Bloomberg Daybreak previews key macro catalysts for the coming week: the U.S. May jobs report, Australia GDP data, and developments in the Ukraine war after fresh EU funds to Ukraine. The piece is a briefing rather than a market-moving event, but it highlights upcoming economic data and geopolitical headlines that could influence sentiment.
This setup is less about the headline and more about positioning into a data-dependent macro week. The market is likely carrying a sizable “good-enough labor / softer growth” consensus, which is supportive for duration, quality growth, and defensives, but vulnerable if payrolls or wage growth surprise on the upside and reprice the path of cuts. The first-order move may be in rates and the dollar; the second-order move is in factor dispersion, with cyclicals and high-beta credit most exposed if the report forces a hawkish re-think.

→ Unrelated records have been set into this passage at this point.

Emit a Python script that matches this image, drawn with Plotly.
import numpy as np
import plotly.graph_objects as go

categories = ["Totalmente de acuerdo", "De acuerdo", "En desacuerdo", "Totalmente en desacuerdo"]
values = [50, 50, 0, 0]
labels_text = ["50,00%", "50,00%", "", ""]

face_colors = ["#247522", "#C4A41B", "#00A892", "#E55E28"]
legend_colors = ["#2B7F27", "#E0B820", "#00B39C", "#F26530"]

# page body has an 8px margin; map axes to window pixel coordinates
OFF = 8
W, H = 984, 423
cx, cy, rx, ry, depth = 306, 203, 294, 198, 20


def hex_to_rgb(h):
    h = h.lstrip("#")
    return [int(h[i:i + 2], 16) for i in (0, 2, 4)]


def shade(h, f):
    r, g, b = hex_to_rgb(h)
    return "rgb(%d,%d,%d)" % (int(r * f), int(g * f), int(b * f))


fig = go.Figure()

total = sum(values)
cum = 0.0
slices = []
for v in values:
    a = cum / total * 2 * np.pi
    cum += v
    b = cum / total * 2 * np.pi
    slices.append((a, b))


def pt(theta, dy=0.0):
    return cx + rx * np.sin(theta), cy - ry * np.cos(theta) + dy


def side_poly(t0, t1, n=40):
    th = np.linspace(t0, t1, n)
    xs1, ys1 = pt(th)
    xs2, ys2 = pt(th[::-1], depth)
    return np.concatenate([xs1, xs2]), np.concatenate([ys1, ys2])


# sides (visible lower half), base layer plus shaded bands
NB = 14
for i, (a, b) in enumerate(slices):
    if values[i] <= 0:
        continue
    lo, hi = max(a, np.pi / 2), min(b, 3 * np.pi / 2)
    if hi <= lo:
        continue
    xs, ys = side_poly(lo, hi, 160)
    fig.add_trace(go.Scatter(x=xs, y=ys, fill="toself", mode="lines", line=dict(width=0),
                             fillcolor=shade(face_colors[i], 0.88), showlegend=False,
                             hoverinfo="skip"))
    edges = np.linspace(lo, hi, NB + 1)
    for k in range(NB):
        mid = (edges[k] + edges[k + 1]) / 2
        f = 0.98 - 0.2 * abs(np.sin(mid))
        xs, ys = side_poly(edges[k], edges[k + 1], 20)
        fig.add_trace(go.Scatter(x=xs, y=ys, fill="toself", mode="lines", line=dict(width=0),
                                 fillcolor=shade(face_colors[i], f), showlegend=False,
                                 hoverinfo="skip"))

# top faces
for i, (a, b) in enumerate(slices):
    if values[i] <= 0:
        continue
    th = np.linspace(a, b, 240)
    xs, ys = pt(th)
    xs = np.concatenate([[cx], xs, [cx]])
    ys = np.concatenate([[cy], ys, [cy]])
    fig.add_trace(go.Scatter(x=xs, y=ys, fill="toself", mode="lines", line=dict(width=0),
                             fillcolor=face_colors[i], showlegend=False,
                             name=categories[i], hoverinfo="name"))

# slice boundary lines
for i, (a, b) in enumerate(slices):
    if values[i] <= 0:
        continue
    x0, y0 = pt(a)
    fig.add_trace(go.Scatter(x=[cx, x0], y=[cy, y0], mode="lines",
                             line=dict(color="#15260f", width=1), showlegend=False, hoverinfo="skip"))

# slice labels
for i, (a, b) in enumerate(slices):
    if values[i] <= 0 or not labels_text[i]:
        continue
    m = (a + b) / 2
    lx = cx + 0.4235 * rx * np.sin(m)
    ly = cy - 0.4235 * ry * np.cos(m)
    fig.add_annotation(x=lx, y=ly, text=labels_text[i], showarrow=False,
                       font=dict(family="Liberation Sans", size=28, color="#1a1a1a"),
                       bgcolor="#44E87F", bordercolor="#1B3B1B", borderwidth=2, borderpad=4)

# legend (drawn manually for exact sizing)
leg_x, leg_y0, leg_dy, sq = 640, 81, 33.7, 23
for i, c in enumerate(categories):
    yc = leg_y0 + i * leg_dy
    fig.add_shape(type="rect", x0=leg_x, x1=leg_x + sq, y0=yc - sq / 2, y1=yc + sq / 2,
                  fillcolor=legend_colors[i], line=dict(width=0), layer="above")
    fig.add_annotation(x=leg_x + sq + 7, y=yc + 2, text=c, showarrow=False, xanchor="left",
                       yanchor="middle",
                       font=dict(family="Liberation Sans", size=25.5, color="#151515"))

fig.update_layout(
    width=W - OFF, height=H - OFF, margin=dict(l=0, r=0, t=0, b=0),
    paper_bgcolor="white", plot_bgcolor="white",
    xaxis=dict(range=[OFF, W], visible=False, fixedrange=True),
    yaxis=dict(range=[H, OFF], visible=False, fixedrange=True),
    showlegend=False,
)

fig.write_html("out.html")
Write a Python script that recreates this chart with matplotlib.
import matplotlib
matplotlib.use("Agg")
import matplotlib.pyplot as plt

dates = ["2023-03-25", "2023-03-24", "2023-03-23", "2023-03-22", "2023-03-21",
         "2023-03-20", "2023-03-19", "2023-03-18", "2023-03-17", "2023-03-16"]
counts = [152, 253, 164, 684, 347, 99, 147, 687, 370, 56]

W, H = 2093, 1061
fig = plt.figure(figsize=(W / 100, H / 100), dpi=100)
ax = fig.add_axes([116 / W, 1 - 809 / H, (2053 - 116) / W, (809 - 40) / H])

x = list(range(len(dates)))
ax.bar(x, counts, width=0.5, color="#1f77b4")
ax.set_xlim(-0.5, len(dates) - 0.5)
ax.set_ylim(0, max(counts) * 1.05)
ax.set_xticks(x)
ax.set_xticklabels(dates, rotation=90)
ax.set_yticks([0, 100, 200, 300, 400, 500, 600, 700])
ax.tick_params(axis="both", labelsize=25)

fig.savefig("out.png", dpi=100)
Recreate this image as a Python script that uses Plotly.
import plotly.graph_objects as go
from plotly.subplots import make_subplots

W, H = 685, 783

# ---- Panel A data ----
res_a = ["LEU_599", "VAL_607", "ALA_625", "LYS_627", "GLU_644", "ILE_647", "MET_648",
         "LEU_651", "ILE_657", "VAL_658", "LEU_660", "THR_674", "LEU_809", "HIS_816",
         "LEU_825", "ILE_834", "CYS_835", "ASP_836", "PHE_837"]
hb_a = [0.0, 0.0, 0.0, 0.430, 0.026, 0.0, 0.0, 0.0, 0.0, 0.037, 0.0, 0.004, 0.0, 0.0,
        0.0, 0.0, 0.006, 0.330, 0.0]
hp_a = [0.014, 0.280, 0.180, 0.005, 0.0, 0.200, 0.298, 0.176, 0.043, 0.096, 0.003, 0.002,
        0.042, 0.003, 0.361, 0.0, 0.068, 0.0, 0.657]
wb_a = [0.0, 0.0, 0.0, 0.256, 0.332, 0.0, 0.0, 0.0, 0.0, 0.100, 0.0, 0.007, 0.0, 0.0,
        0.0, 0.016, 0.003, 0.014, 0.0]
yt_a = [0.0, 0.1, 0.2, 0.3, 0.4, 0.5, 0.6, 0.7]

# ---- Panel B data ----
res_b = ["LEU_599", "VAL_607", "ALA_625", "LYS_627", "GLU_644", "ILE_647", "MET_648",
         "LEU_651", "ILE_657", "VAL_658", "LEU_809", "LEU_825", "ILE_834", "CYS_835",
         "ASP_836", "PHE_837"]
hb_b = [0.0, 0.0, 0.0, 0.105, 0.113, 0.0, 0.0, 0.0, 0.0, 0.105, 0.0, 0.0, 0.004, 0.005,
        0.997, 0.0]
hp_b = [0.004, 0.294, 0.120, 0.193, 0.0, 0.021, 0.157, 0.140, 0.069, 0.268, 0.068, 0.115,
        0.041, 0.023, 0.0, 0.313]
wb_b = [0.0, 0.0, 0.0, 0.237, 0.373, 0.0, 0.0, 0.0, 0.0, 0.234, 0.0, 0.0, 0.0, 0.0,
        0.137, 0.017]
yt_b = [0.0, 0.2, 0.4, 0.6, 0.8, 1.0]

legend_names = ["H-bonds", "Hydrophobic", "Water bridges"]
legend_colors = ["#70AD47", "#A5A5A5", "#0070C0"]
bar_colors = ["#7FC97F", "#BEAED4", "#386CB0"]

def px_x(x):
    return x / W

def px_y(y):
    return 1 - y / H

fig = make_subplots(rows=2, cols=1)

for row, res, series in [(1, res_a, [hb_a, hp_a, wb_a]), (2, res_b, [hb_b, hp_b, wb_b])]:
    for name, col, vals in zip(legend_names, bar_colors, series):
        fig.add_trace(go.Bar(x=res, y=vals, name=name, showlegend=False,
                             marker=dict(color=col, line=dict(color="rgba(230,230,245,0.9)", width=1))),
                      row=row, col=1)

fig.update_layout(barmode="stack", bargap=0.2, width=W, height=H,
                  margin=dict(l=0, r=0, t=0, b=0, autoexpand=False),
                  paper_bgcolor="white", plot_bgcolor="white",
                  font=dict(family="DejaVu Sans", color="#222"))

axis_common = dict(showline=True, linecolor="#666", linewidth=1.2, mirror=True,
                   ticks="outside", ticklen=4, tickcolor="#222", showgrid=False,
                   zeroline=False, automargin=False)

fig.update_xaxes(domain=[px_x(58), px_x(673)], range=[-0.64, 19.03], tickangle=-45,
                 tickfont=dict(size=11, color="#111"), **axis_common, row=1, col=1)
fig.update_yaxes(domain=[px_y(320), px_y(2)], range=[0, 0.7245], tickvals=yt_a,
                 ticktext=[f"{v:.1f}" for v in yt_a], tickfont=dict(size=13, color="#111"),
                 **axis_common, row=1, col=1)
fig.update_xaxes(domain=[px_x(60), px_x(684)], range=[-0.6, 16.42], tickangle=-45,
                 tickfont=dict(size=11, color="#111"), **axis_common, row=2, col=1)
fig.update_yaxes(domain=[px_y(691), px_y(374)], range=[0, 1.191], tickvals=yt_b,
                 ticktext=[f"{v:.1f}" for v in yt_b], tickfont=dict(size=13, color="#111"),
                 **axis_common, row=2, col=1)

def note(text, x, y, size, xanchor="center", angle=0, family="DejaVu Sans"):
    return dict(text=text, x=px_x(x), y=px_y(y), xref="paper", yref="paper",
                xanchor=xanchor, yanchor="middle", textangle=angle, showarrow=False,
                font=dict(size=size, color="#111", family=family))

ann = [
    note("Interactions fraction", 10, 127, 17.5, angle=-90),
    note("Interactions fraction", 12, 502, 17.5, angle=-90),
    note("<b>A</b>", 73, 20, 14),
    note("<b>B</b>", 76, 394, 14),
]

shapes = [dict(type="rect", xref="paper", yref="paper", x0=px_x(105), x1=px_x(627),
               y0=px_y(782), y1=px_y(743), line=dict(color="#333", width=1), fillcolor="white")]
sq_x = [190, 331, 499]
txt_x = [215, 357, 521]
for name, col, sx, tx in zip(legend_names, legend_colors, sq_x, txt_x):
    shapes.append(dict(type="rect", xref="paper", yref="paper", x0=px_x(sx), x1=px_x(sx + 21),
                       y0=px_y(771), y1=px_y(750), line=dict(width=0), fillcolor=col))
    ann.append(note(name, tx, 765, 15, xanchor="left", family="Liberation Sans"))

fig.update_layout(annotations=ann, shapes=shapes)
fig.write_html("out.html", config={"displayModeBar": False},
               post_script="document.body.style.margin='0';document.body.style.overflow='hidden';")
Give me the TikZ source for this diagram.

The more interesting risk is not a single print, but the interaction between jobs data and summer liquidity. A strong report would pressure long-duration assets while also narrowing the policy reaction function, which can quickly reverse recent complacency in equities. Conversely, a weak report may initially lift rates-sensitive assets, but if it comes with rising unemployment or falling hours worked, the market could flip from “soft landing” to “growth scare” within days, hurting small caps, banks, and industrial cyclicals more than mega-cap defensives.
On geopolitics, fresh funding reduces the probability of an abrupt near-term financing gap, but it does not eliminate execution risk or escalation risk. The market usually underprices the lag between funding announcements and battlefield/negotiation realities; that lag can create false comfort in defense contractors and EU industrials, while keeping a persistent bid under energy and European gas optionality if the conflict widens or infrastructure risk re-emerges. The key contrarian point: relief rallies tend to be strongest when funding is announced, but the durable trade is often in volatility rather than direction, because headline flow can remain high while strategic outcomes barely change.
Net: this is a week to own convexity around macro surprises rather than make a big outright directional bet. The cleanest edge is in relative value between rate-sensitive growth, cyclical value, and volatility hedges, with event risk concentrated over the jobs release window and the next 1-3 months for geopolitical follow-through.